Information given:
======
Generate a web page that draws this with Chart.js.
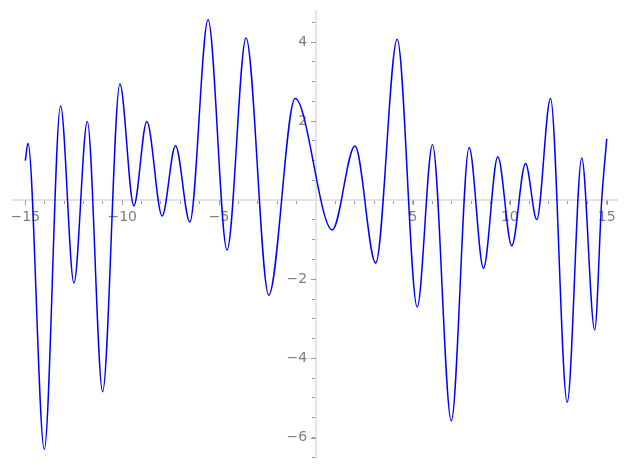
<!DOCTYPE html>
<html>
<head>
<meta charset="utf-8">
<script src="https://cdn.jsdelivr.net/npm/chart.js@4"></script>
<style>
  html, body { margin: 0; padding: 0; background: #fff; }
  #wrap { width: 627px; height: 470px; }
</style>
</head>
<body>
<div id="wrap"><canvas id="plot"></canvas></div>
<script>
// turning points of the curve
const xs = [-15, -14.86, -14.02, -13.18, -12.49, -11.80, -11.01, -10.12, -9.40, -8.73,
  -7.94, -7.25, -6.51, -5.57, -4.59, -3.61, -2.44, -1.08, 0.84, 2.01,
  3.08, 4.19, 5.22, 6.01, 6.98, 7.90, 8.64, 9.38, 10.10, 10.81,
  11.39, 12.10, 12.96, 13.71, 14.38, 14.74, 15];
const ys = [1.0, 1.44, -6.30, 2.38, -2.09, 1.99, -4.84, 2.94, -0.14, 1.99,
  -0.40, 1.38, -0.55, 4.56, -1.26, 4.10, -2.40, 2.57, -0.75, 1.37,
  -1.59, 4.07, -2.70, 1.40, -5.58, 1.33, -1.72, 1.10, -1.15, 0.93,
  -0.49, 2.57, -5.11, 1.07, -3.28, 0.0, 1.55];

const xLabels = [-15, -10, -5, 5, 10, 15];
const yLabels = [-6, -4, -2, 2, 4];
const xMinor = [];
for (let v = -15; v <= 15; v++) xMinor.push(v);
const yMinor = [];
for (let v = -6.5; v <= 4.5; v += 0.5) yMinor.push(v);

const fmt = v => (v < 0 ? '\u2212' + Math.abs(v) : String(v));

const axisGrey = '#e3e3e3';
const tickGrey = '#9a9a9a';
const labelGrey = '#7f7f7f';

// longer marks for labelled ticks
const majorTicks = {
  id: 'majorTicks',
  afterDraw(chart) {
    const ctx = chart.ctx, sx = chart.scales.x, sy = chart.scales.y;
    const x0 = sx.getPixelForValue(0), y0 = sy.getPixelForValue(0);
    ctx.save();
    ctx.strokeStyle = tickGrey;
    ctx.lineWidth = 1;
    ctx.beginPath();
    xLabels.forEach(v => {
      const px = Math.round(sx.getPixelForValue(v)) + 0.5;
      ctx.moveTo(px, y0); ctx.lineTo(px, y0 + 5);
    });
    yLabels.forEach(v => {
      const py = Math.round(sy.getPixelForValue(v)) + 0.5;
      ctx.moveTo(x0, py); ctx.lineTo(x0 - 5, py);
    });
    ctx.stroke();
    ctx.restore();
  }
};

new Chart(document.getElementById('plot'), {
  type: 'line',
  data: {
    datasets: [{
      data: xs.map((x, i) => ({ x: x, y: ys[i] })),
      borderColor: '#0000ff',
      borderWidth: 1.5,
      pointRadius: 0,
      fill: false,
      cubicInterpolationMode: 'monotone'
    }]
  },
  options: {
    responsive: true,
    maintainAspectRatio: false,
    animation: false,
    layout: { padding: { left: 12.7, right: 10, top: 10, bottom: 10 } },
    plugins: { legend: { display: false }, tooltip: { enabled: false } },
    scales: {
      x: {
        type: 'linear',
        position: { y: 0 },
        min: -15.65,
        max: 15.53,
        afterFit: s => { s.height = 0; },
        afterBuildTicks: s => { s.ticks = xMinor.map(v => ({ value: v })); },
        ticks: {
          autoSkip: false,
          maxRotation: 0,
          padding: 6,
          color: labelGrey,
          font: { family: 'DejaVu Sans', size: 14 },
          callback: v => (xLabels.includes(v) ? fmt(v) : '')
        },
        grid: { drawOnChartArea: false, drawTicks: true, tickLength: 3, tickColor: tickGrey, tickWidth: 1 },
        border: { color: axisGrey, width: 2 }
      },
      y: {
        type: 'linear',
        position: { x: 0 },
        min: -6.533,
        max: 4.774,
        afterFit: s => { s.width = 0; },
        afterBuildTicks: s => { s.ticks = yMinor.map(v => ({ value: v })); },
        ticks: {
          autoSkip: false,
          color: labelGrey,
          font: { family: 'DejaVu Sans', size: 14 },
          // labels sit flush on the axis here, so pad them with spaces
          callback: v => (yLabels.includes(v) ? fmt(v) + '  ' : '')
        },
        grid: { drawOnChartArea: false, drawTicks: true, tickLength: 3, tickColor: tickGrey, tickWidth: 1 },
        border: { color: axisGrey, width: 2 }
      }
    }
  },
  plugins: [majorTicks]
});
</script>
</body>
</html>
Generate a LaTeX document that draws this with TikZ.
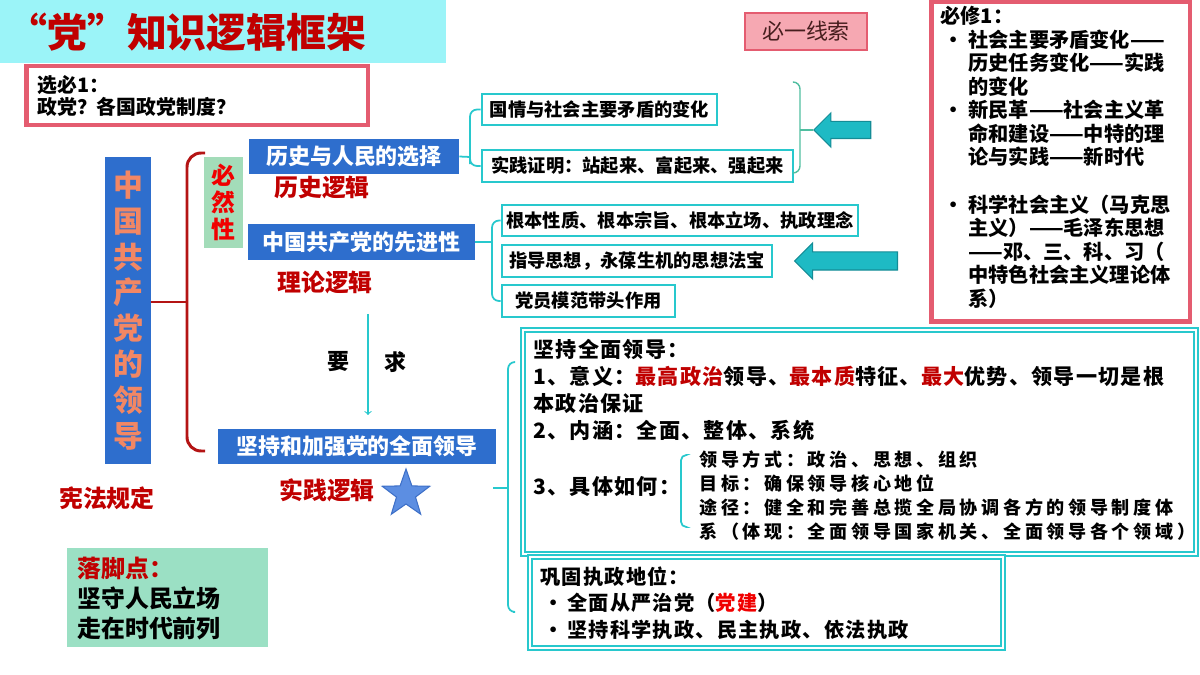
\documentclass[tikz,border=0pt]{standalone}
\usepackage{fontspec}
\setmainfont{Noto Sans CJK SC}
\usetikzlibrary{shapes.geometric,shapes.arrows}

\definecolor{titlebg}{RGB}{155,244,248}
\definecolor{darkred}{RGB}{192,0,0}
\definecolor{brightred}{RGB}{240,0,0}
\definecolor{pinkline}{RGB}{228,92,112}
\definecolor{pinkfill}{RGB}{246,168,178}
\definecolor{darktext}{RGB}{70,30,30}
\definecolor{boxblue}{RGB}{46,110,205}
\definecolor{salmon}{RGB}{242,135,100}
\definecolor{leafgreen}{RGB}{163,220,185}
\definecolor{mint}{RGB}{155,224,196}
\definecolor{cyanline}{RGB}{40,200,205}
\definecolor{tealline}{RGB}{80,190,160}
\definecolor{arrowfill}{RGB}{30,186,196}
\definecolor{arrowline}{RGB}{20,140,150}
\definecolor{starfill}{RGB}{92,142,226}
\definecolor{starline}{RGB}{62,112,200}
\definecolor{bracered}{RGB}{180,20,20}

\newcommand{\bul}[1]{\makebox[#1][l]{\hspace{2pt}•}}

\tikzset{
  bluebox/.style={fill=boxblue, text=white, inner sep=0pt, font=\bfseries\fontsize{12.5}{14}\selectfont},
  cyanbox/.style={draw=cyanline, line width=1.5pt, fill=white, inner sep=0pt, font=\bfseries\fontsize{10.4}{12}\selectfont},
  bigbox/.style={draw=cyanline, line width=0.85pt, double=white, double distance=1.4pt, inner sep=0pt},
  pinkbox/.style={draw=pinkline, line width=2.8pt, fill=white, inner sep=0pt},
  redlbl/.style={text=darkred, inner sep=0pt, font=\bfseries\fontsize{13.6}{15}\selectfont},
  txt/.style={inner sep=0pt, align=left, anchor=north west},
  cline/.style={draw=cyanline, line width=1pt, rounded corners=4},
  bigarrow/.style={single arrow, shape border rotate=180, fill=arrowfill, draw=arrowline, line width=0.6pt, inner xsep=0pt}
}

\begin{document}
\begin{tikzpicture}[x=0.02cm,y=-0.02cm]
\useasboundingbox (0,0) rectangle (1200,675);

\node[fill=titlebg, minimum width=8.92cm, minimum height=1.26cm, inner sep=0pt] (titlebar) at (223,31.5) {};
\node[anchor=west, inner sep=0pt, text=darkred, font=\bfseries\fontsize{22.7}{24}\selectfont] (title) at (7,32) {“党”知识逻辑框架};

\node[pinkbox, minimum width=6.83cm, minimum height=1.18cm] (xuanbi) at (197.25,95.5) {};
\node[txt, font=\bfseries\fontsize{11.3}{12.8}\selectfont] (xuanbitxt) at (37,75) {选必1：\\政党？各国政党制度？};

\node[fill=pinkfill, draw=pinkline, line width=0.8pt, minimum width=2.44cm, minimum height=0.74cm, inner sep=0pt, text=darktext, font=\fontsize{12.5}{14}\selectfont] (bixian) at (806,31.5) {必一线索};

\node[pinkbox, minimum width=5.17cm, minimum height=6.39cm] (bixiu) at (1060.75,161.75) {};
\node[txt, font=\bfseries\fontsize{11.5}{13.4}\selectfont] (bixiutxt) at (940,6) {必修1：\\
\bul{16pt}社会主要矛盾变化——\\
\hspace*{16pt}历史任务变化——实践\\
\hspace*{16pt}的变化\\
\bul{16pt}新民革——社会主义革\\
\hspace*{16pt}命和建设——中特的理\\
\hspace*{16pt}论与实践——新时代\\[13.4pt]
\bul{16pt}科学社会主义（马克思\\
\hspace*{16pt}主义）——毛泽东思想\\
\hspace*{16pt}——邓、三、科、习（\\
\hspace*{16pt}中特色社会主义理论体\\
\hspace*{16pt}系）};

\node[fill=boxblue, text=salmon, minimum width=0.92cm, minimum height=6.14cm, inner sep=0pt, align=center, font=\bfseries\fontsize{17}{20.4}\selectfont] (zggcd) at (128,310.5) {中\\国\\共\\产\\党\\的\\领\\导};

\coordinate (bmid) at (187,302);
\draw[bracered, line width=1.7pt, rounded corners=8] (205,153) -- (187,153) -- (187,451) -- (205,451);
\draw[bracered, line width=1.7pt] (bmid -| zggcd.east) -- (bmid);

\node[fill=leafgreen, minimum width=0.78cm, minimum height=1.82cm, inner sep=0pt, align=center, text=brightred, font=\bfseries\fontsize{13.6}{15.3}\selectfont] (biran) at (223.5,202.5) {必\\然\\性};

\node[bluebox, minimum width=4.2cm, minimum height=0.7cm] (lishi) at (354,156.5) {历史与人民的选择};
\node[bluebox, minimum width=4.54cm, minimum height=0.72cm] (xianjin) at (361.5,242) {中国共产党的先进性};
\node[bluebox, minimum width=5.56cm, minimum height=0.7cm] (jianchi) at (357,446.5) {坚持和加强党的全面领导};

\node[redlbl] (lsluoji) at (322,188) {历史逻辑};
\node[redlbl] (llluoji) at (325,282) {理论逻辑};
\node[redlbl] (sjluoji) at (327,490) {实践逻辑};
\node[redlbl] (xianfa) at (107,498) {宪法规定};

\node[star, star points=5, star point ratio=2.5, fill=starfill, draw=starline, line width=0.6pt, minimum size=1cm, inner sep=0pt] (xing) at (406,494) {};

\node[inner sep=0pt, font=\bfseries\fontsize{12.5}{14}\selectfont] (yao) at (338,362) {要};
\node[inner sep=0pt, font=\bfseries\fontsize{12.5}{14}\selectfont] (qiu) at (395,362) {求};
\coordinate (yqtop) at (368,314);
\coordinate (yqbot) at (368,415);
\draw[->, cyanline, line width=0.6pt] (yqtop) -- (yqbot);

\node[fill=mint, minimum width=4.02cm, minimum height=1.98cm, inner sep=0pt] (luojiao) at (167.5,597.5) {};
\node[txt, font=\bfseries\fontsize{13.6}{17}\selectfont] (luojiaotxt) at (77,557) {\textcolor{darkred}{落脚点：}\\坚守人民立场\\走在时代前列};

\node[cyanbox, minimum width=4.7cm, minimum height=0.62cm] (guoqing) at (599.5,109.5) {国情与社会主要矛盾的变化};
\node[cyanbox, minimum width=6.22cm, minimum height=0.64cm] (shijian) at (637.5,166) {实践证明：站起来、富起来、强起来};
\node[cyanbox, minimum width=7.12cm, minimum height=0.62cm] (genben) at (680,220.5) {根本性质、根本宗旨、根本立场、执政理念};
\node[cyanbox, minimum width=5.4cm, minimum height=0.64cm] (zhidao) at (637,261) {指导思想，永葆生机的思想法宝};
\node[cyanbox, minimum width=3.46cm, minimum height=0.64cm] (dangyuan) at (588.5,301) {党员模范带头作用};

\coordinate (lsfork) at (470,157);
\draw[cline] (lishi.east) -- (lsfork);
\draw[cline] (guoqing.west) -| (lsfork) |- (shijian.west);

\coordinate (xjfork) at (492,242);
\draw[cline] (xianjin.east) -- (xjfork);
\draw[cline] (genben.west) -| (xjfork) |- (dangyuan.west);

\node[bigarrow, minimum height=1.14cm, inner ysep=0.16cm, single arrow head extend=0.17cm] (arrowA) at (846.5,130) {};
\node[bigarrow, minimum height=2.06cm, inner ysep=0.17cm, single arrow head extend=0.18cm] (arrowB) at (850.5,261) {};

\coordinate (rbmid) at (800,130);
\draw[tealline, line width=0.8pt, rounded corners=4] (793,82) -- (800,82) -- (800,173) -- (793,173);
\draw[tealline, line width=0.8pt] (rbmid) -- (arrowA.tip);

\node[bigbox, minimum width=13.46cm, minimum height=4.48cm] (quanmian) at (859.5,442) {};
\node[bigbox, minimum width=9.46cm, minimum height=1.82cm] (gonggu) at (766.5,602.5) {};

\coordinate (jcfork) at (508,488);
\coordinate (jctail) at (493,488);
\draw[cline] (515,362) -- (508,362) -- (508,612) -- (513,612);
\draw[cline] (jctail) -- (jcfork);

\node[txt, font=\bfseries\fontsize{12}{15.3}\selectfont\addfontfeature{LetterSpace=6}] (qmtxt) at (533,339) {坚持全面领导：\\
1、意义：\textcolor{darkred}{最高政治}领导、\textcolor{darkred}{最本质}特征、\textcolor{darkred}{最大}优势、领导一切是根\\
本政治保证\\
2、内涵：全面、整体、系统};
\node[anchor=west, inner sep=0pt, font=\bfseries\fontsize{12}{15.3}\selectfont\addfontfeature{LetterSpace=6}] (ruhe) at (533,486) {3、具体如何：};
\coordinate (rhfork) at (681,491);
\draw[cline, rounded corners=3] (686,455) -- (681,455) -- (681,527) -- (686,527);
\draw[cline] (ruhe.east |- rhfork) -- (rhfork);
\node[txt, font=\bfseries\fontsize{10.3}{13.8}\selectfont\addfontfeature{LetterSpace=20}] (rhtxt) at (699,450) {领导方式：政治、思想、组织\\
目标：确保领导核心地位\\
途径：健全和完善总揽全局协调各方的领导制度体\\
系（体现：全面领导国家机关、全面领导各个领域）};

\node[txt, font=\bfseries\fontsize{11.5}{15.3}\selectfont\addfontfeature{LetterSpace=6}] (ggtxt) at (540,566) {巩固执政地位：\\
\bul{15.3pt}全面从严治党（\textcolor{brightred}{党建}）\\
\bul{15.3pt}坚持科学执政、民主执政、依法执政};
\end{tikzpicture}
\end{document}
======
Task to complete: Scan the material above for the string "Generate" and report each line where you find it.

Answer to this problem:
Generate a web page that draws this with Chart.js.
Generate a LaTeX document that draws this with TikZ.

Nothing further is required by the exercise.